Footnote 3: The practices alleged in the complaint are commonly referred to as "spinning" and "flipping." Spinning refers to the preferential allocation of the right to buy shares in an IPO, often to company managers or venture capitalists, who may quickly resell or "flip" these shares in the aftermarket for large profits.

Footnote 4: The syndicate was the ad hoc group of underwriters who banded together to underwrite—that is, purchase—from eToys, the issuer/seller, at a fixed price less the discount (6.75%) and to distribute eToys' new securities.

Footnote 5: SROs are quasi-governmental entities with "a duty to promulgate and enforce rules governing the conduct of [their] members" (Barbara v New York Stock Exch., Inc., 99 F3d 49, 51 [2d Cir 1996]; see 15 USC § 78c [a] [26]; § 78f [b]; § 78s [g]).
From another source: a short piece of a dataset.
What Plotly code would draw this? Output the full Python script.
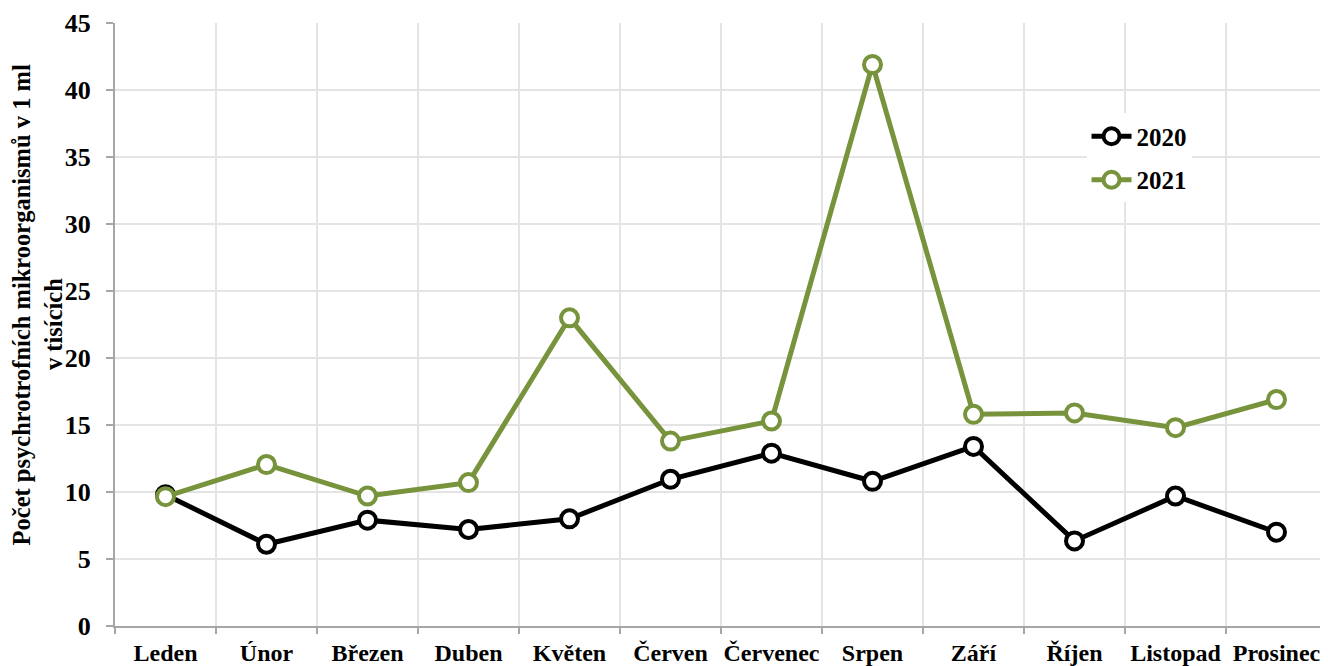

The SEC must approve or reject any rule, practice, policy or interpretation proposed by an SRO (see 15 USC § 78s [b]; Barbara, 99 F3d at 51 [describing the role of SROs in enforcement of federal securities laws and SRO rules or regulations]).

Footnote 6: Specifically, the proposed rules would (1) prohibit IPO allocations as a consideration or inducement for the receipt of compensation that is excessive in relation to the services provided by the member or member organization (so-called "quid pro quo" allocations); (2) prohibit the awarding of IPO shares to executive officers and directors and their household members of issuers that have, or will have, an investment banking relationship with the member or member organization on the condition that such officers and directors, on behalf of the issuer, direct future investment banking business to the member or member organization (i.e., spinning); (3) prohibit the imposition of a flipping penalty (a "penalty bid") on associated persons whose customers flipped IPO shares unless such penalty is imposed on the entire underwriting syndicate; and (4) require the book-running lead manager, who is responsible for assembling pre-price indications of interest in an underwritten transaction, to provide the issuer's pricing committee (or, if the issuer has no pricing committee, its board of directors) with (a) a regular report of indications of interest, including the names of interested institutional investors and the number of shares indicated by each, and a report of aggregate demand from retail investors (which the SROs characterized as conforming the rules to existing practices); and (b) a report on final allocations within a reasonable time after the IPO's settlement date. These proposed rules would also extend lock-up agreements (i.e., formal restrictions on resale of securities) to officers' and directors' issuer-directed shares (e.g., so-called "friends and family" programs) and require the book-running lead manager to notify the issuer and the public (through a major news service) at least two days prior to the release or waiver of any lock-up or other restriction on the transfer of the issuer's shares; specify how the book-running lead manager and other syndicate members must deal with returned shares; and prohibit members from accepting market orders to purchase IPO shares in the aftermarket for one trading day following an IPO (see also 69 Fed Reg, at 77,813-77,814 [discussing three possible new approaches for regulating unseasoned issuers, whose stocks experienced dramatic run-ups and declines in price during the late 1990's and 2000, and the factors, both objective and subjective, that bear upon establishing an offering price]).